A parasitic wasp could help growers ward off the glassy winged sharpshooters (GWSS) that have been spreading plant-damaging Xylella fastidiosa bacteria in southern California vineyards since the 1990s. Now sharpshooters have made it to Hawaii and Tahiti. ARS scientists in Weslaco, Texas, have shown that the invasive GWSS in California is from Texas--part of the pest's native habitat.
X. fastidiosa causes a variety of costly plant diseases, including Pierce's disease in grapevines and leaf scorch in oleanders. Grape growers in Riverside and San Diego counties have lost about $38 million due to Pierce's disease.
For over a decade, ARS scientists and researchers at the University of California-Riverside and the California Department of Food and Agriculture have been seeking biocontrol strategies to control the sharpshooter.
At the ARS South American Biological Control Laboratory (SABCL) in Hurlingham, Argentina, researchers have been evaluating wasps that lay their eggs inside GWSS eggs, which are later consumed by the wasp young as they hatch and feed.

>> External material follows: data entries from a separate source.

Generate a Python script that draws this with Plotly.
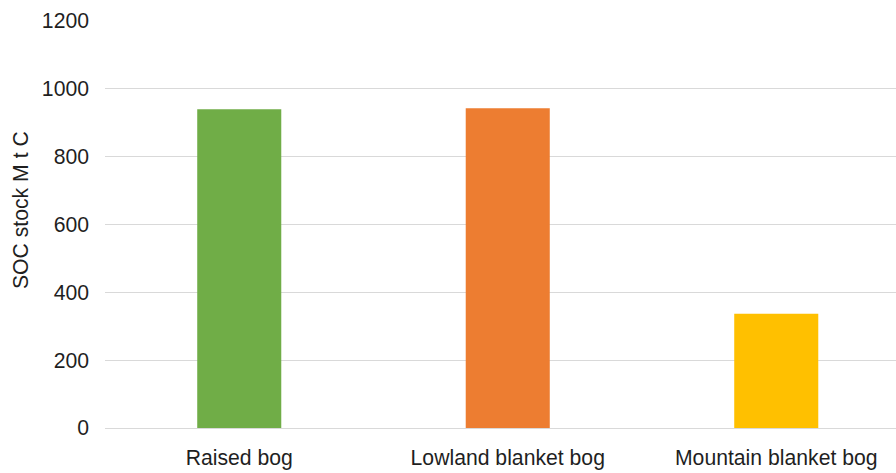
import plotly.graph_objects as go

# SOC stock by bog type
categories = ["Raised bog", "Lowland blanket bog", "Mountain blanket bog"]
soc_stock = [940, 943, 337]
bar_colors = ["#70AD47", "#ED7D31", "#FFC000"]
y_ticks = [0, 200, 400, 600, 800, 1000, 1200]

font_family = "Arial, Liberation Sans, sans-serif"
text_color = "#1f1f1f"
font_size = 21.2

plot_left, plot_top, plot_bottom = 105, 20.5, 44.5
plot_w = 896 - plot_left
plot_h = 473 - plot_top - plot_bottom
category_step_px = 268.5

fig = go.Figure(
    go.Bar(
        x=list(range(len(categories))),
        y=soc_stock,
        marker=dict(color=bar_colors, line=dict(width=0)),
        width=0.313,
        hoverinfo="skip",
    )
)

fig.update_layout(
    width=896,
    height=473,
    margin=dict(l=plot_left, r=0, t=plot_top, b=plot_bottom),
    paper_bgcolor="white",
    plot_bgcolor="white",
    showlegend=False,
    font=dict(family=font_family, size=font_size, color=text_color),
    annotations=[
        dict(
            text="SOC stock M t C",
            x=(20 - plot_left) / plot_w,
            y=(473 - plot_bottom - 210) / plot_h,
            xref="paper", yref="paper",
            showarrow=False,
            textangle=-90,
            font=dict(size=font_size, color=text_color),
            xanchor="center", yanchor="middle",
        )
    ],
)

fig.update_xaxes(
    tickmode="array",
    tickvals=list(range(len(categories))),
    ticktext=categories,
    range=[-0.5, -0.5 + plot_w / category_step_px],
    showgrid=False,
    zeroline=False,
    showline=False,
    ticks="",
    ticklabelstandoff=15,
    tickfont=dict(size=font_size, color=text_color),
)
fig.update_yaxes(
    range=[0, 1200],
    tickmode="array",
    tickvals=y_ticks,
    showgrid=True,
    gridcolor="#d9d9d9",
    gridwidth=1,
    zeroline=True,
    zerolinecolor="#d9d9d9",
    zerolinewidth=1,
    showline=False,
    ticks="",
    ticklabelstandoff=15,
    tickfont=dict(size=font_size, color=text_color),
)

fig.write_html("out.html")
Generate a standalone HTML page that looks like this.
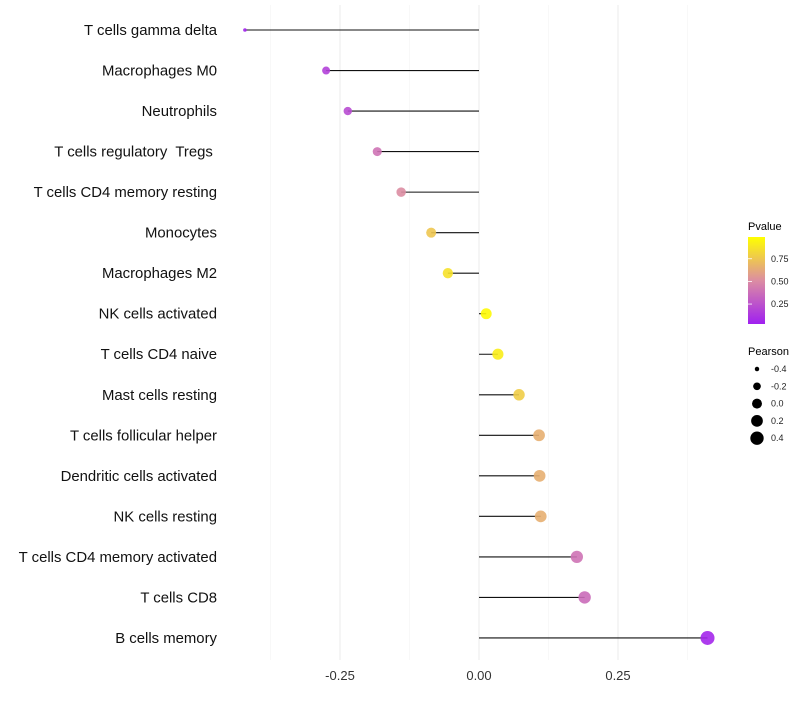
<!DOCTYPE html>
<html><head><meta charset="utf-8"><style>
body{margin:0;background:#fff;font-family:"Liberation Sans",sans-serif}
</style></head><body>
<svg id="chart" width="800" height="700" xmlns="http://www.w3.org/2000/svg" font-family="Liberation Sans, sans-serif">
<g id="grid"></g>
<g id="marks"></g>
<g id="labels"></g>
<g id="xticks"></g>
<g id="legend">
<defs><linearGradient id="pg" x1="0" y1="1" x2="0" y2="0">
<stop offset="0" stop-color="#a020f0"/><stop offset="0.5" stop-color="#dc8da2"/><stop offset="1" stop-color="#ffff00"/></linearGradient></defs>
<text x="748" y="230" font-size="11">Pvalue</text>
<rect x="748" y="237" width="17" height="87" fill="url(#pg)"/>
<g id="pticks"></g>
<text x="748" y="355" font-size="11">Pearson</text>
<g id="sizeleg"></g>
</g>
</svg>
<script>
const categories=["T cells gamma delta","Macrophages M0","Neutrophils","T cells regulatory  Tregs ","T cells CD4 memory resting","Monocytes","Macrophages M2","NK cells activated","T cells CD4 naive","Mast cells resting","T cells follicular helper","Dendritic cells activated","NK cells resting","T cells CD4 memory activated","T cells CD8","B cells memory"];
const pearson=[-0.421,-0.275,-0.236,-0.183,-0.140,-0.086,-0.056,0.013,0.034,0.072,0.108,0.109,0.111,0.176,0.190,0.411];
const pvalues=[0.02,0.15,0.2,0.38,0.5,0.75,0.87,0.98,0.92,0.78,0.65,0.65,0.65,0.38,0.35,0.03];
const xTicks=[-0.25,0,0.25];
const xTickLabels=["-0.25","0.00","0.25"];
const pTicks=[0.25,0.5,0.75];
const pTickLabels=["0.25","0.50","0.75"];
const sizeVals=[-0.4,-0.2,0.0,0.2,0.4];
const sizeLabels=["-0.4","-0.2","0.0","0.2","0.4"];

const NS="http://www.w3.org/2000/svg";
const x=v=>479+v*556;
const y=i=>30+i*40.53;
const r=v=>v<-0.35?1.8:Math.sqrt(Math.max(1,29.25+48.2*v));
const rl=v=>Math.sqrt(Math.max(3,24.7+49.4*v));
function lerp(a,b,t){return a.map((c,k)=>Math.round(c+(b[k]-c)*t));}
function col(p){const A=[160,32,240],M=[220,141,162],B=[255,255,0];
 const c=p<0.5?lerp(A,M,p/0.5):lerp(M,B,(p-0.5)/0.5);return `rgb(${c.join(',')})`;}
function mk(t,a,parent){const e=document.createElementNS(NS,t);for(const k in a)e.setAttribute(k,a[k]);document.getElementById(parent).appendChild(e);return e;}

[-0.375,-0.125,0.125,0.375].forEach(v=>{const e=mk('line',{x1:x(v),x2:x(v),y1:5,y2:660,stroke:'#f3f3f3','stroke-width':0.6},'grid');

});
xTicks.forEach((v,i)=>{const e=mk('line',{x1:x(v),x2:x(v),y1:5,y2:660,stroke:'#ebebeb','stroke-width':1},'grid');


const t=mk('text',{x:x(v),y:680,'font-size':13,'text-anchor':'middle',fill:'#333'},'xticks');t.textContent=xTickLabels[i];

});

categories.forEach((c,i)=>{
const t=mk('text',{x:217,y:y(i)+5,'font-size':14.9,'text-anchor':'end',fill:'#111','xml:space':'preserve',style:'white-space:pre'},'labels');t.textContent=c;


const l=mk('line',{x1:x(0),x2:x(pearson[i]),y1:y(i),y2:y(i),stroke:'#111','stroke-width':1.1},'marks');


const p=mk('circle',{cx:x(pearson[i]),cy:y(i),r:r(pearson[i]),fill:col(pvalues[i]),'fill-opacity':0.9},'marks');


});

pTicks.forEach((v,i)=>{const yy=324-(v-0.03)/(0.99-0.03)*87;
const l=mk('line',{x1:748,x2:752,y1:yy,y2:yy,stroke:'#fff','stroke-width':0.8},'pticks');


const t=mk('text',{x:771,y:yy+3,'font-size':9,fill:'#222'},'pticks');t.textContent=pTickLabels[i];

});

sizeVals.forEach((v,i)=>{const yy=369+i*17.3;
const c=mk('circle',{cx:757,cy:yy,r:rl(v),fill:'#000'},'sizeleg');


const t=mk('text',{x:771,y:yy+3,'font-size':9,fill:'#222'},'sizeleg');t.textContent=sizeLabels[i];

});
</script>
</body></html>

The primary candidate for this form of biological control is currently Gonatocerus tuberculifemur from South America. G. tuberculifemur is being tested at both the SABCL and the Beneficial Insects Research Unit in Weslaco, but the wasp has not yet been released.
Researchers in Weslaco are also searching for nymphal parasitoids in their native range in Texas. To date, all the biological control Gonatocerus species agents are egg parasitoids.
This and other ARS sharpshooter-related research is being highlighted in the current issue of California Agriculture magazine.
ARS is the U.S. Department of Agriculture's chief scientific research agency.